Description of the task:
Reproduce the listing exactly, with no pictures in your copy.

Supplied material:
- - -

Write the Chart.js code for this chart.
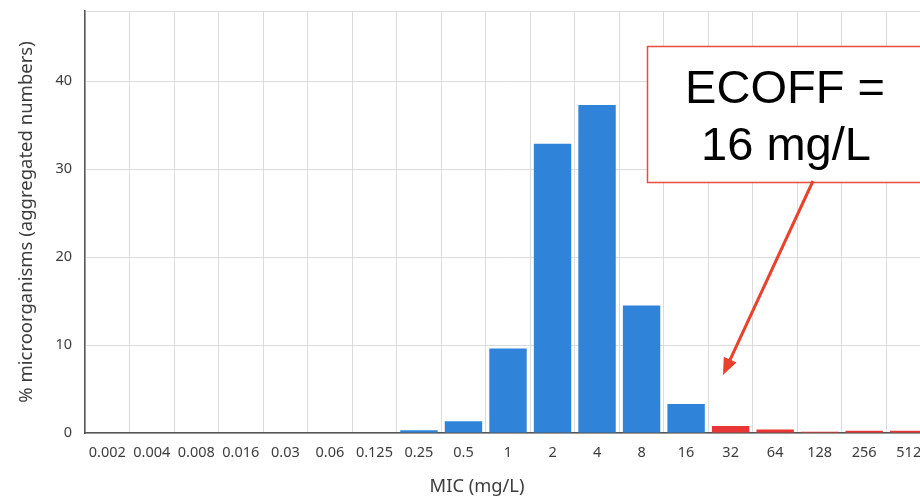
<!DOCTYPE html>
<html>
<head>
<meta charset="utf-8">
<script src="https://cdn.jsdelivr.net/npm/chart.js@4"></script>
<style>
  html, body { margin: 0; padding: 0; overflow: hidden; background: #fff; }
  #wrap { width: 935px; height: 497px; position: relative; }
</style>
</head>
<body>
<div id="wrap"><canvas id="mic"></canvas></div>
<script>
// MIC distribution data
const micLabels = ['0.002', '0.004', '0.008', '0.016', '0.03', '0.06', '0.125', '0.25', '0.5',
    '1', '2', '4', '8', '16', '32', '64', '128', '256', '512'];
const percentValues = [0, 0, 0, 0, 0, 0, 0, 0.3, 1.35, 9.6, 32.9, 37.3, 14.5, 3.3, 0.8, 0.4, 0.15, 0.25, 0.25];
const yTicks = [0, 10, 20, 30, 40];
const ecoffLabel = '16';

const blue = '#2f84d9';
const red = '#e83636';
const ecoffIdx = micLabels.indexOf(ecoffLabel);
const barColors = micLabels.map((_, i) => i > ecoffIdx ? red : blue);

// annotation box + arrow, drawn on top
const ecoffNote = {
    id: 'ecoffNote',
    afterDraw(chart) {
        const ctx = chart.ctx;
        ctx.save();
        ctx.fillStyle = '#fff';
        ctx.fillRect(647, 46, 290, 137);
        ctx.strokeStyle = '#e84c3d';
        ctx.lineWidth = 1.5;
        ctx.strokeRect(647.5, 46.5, 290, 136);

        ctx.fillStyle = '#000';
        ctx.font = '47px "Liberation Sans", Arial, sans-serif';
        ctx.textAlign = 'center';
        ctx.textBaseline = 'alphabetic';
        ctx.fillText('ECOFF =', 785, 103);
        ctx.fillText('16 mg/L', 786, 160);

        // arrow
        const x0 = 813, y0 = 181, x1 = 723, y1 = 375;
        const ang = Math.atan2(y1 - y0, x1 - x0);
        ctx.strokeStyle = '#e8412c';
        ctx.fillStyle = '#e8412c';
        ctx.lineWidth = 3;
        ctx.beginPath();
        ctx.moveTo(x0, y0);
        ctx.lineTo(x1 - 12 * Math.cos(ang), y1 - 12 * Math.sin(ang));
        ctx.stroke();
        ctx.beginPath();
        ctx.moveTo(x1, y1);
        ctx.lineTo(x1 - 17 * Math.cos(ang) + 7 * Math.sin(ang), y1 - 17 * Math.sin(ang) - 7 * Math.cos(ang));
        ctx.lineTo(x1 - 17 * Math.cos(ang) - 7 * Math.sin(ang), y1 - 17 * Math.sin(ang) + 7 * Math.cos(ang));
        ctx.closePath();
        ctx.fill();

        // x axis title
        ctx.fillStyle = '#3c3c3c';
        ctx.font = '18.3px "Noto Sans", sans-serif';
        ctx.textBaseline = 'middle';
        ctx.fillText('MIC (mg/L)', 477, 487);
        ctx.restore();
    }
};

new Chart(document.getElementById('mic'), {
    type: 'bar',
    data: {
        labels: micLabels,
        datasets: [{
            data: percentValues,
            backgroundColor: barColors,
            borderWidth: 0,
            barPercentage: 0.84,
            categoryPercentage: 1
        }]
    },
    options: {
        responsive: true,
        maintainAspectRatio: false,
        animation: false,
        layout: { padding: { top: 11, right: 4, left: 0, bottom: 0 } },
        plugins: {
            legend: { display: false },
            tooltip: { enabled: false }
        },
        scales: {
            x: {
                offset: true,
                grid: { offset: true, color: '#dcdcdc', drawTicks: false },
                border: { color: '#555', width: 1.5 },
                ticks: {
                    color: '#3c3c3c',
                    font: { family: 'Noto Sans', size: 14.5 },
                    maxRotation: 0,
                    autoSkip: false,
                    padding: 11
                },
                afterFit: s => {
                    s.height = 64;
                    s.paddingLeft = 0;
                    s.paddingRight = 0;
                }
            },
            y: {
                min: 0,
                max: 48,
                grid: { color: '#dcdcdc', drawTicks: false },
                border: { color: '#555', width: 1.5 },
                afterBuildTicks: s => {
                    s.ticks = yTicks.concat([48]).map(v => ({ value: v }));
                },
                ticks: {
                    color: '#3c3c3c',
                    font: { family: 'Noto Sans', size: 14.5 },
                    padding: 13,
                    callback: v => yTicks.includes(v) ? v : ''
                },
                title: {
                    display: true,
                    text: '% microorganisms (aggregated numbers)',
                    color: '#3c3c3c',
                    font: { family: 'Noto Sans', size: 18.5 },
                    padding: { top: 16, bottom: 0 }
                },
                afterFit: s => {
                    s.width = 85;
                    s.paddingTop = 0;
                    s.paddingBottom = 0;
                }
            }
        }
    },
    plugins: [ecoffNote]
});
</script>
</body>
</html>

- - -

Answer to the task:
Write the Chart.js code for this chart.
<!DOCTYPE html>
<html>
<head>
<meta charset="utf-8">
<script src="https://cdn.jsdelivr.net/npm/chart.js@4"></script>
<style>
  html, body { margin: 0; padding: 0; overflow: hidden; background: #fff; }
  #wrap { width: 935px; height: 497px; position: relative; }
</style>
</head>
<body>
<div id="wrap"><canvas id="mic"></canvas></div>
<script>
// MIC distribution data
const micLabels = ['0.002', '0.004', '0.008', '0.016', '0.03', '0.06', '0.125', '0.25', '0.5',
    '1', '2', '4', '8', '16', '32', '64', '128', '256', '512'];
const percentValues = [0, 0, 0, 0, 0, 0, 0, 0.3, 1.35, 9.6, 32.9, 37.3, 14.5, 3.3, 0.8, 0.4, 0.15, 0.25, 0.25];
const yTicks = [0, 10, 20, 30, 40];
const ecoffLabel = '16';

const blue = '#2f84d9';
const red = '#e83636';
const ecoffIdx = micLabels.indexOf(ecoffLabel);
const barColors = micLabels.map((_, i) => i > ecoffIdx ? red : blue);

// annotation box + arrow, drawn on top
const ecoffNote = {
    id: 'ecoffNote',
    afterDraw(chart) {
        const ctx = chart.ctx;
        ctx.save();
        ctx.fillStyle = '#fff';
        ctx.fillRect(647, 46, 290, 137);
        ctx.strokeStyle = '#e84c3d';
        ctx.lineWidth = 1.5;
        ctx.strokeRect(647.5, 46.5, 290, 136);

        ctx.fillStyle = '#000';
        ctx.font = '47px "Liberation Sans", Arial, sans-serif';
        ctx.textAlign = 'center';
        ctx.textBaseline = 'alphabetic';
        ctx.fillText('ECOFF =', 785, 103);
        ctx.fillText('16 mg/L', 786, 160);

        // arrow
        const x0 = 813, y0 = 181, x1 = 723, y1 = 375;
        const ang = Math.atan2(y1 - y0, x1 - x0);
        ctx.strokeStyle = '#e8412c';
        ctx.fillStyle = '#e8412c';
        ctx.lineWidth = 3;
        ctx.beginPath();
        ctx.moveTo(x0, y0);
        ctx.lineTo(x1 - 12 * Math.cos(ang), y1 - 12 * Math.sin(ang));
        ctx.stroke();
        ctx.beginPath();
        ctx.moveTo(x1, y1);
        ctx.lineTo(x1 - 17 * Math.cos(ang) + 7 * Math.sin(ang), y1 - 17 * Math.sin(ang) - 7 * Math.cos(ang));
        ctx.lineTo(x1 - 17 * Math.cos(ang) - 7 * Math.sin(ang), y1 - 17 * Math.sin(ang) + 7 * Math.cos(ang));
        ctx.closePath();
        ctx.fill();

        // x axis title
        ctx.fillStyle = '#3c3c3c';
        ctx.font = '18.3px "Noto Sans", sans-serif';
        ctx.textBaseline = 'middle';
        ctx.fillText('MIC (mg/L)', 477, 487);
        ctx.restore();
    }
};

new Chart(document.getElementById('mic'), {
    type: 'bar',
    data: {
        labels: micLabels,
        datasets: [{
            data: percentValues,
            backgroundColor: barColors,
            borderWidth: 0,
            barPercentage: 0.84,
            categoryPercentage: 1
        }]
    },
    options: {
        responsive: true,
        maintainAspectRatio: false,
        animation: false,
        layout: { padding: { top: 11, right: 4, left: 0, bottom: 0 } },
        plugins: {
            legend: { display: false },
            tooltip: { enabled: false }
        },
        scales: {
            x: {
                offset: true,
                grid: { offset: true, color: '#dcdcdc', drawTicks: false },
                border: { color: '#555', width: 1.5 },
                ticks: {
                    color: '#3c3c3c',
                    font: { family: 'Noto Sans', size: 14.5 },
                    maxRotation: 0,
                    autoSkip: false,
                    padding: 11
                },
                afterFit: s => {
                    s.height = 64;
                    s.paddingLeft = 0;
                    s.paddingRight = 0;
                }
            },
            y: {
                min: 0,
                max: 48,
                grid: { color: '#dcdcdc', drawTicks: false },
                border: { color: '#555', width: 1.5 },
                afterBuildTicks: s => {
                    s.ticks = yTicks.concat([48]).map(v => ({ value: v }));
                },
                ticks: {
                    color: '#3c3c3c',
                    font: { family: 'Noto Sans', size: 14.5 },
                    padding: 13,
                    callback: v => yTicks.includes(v) ? v : ''
                },
                title: {
                    display: true,
                    text: '% microorganisms (aggregated numbers)',
                    color: '#3c3c3c',
                    font: { family: 'Noto Sans', size: 18.5 },
                    padding: { top: 16, bottom: 0 }
                },
                afterFit: s => {
                    s.width = 85;
                    s.paddingTop = 0;
                    s.paddingBottom = 0;
                }
            }
        }
    },
    plugins: [ecoffNote]
});
</script>
</body>
</html>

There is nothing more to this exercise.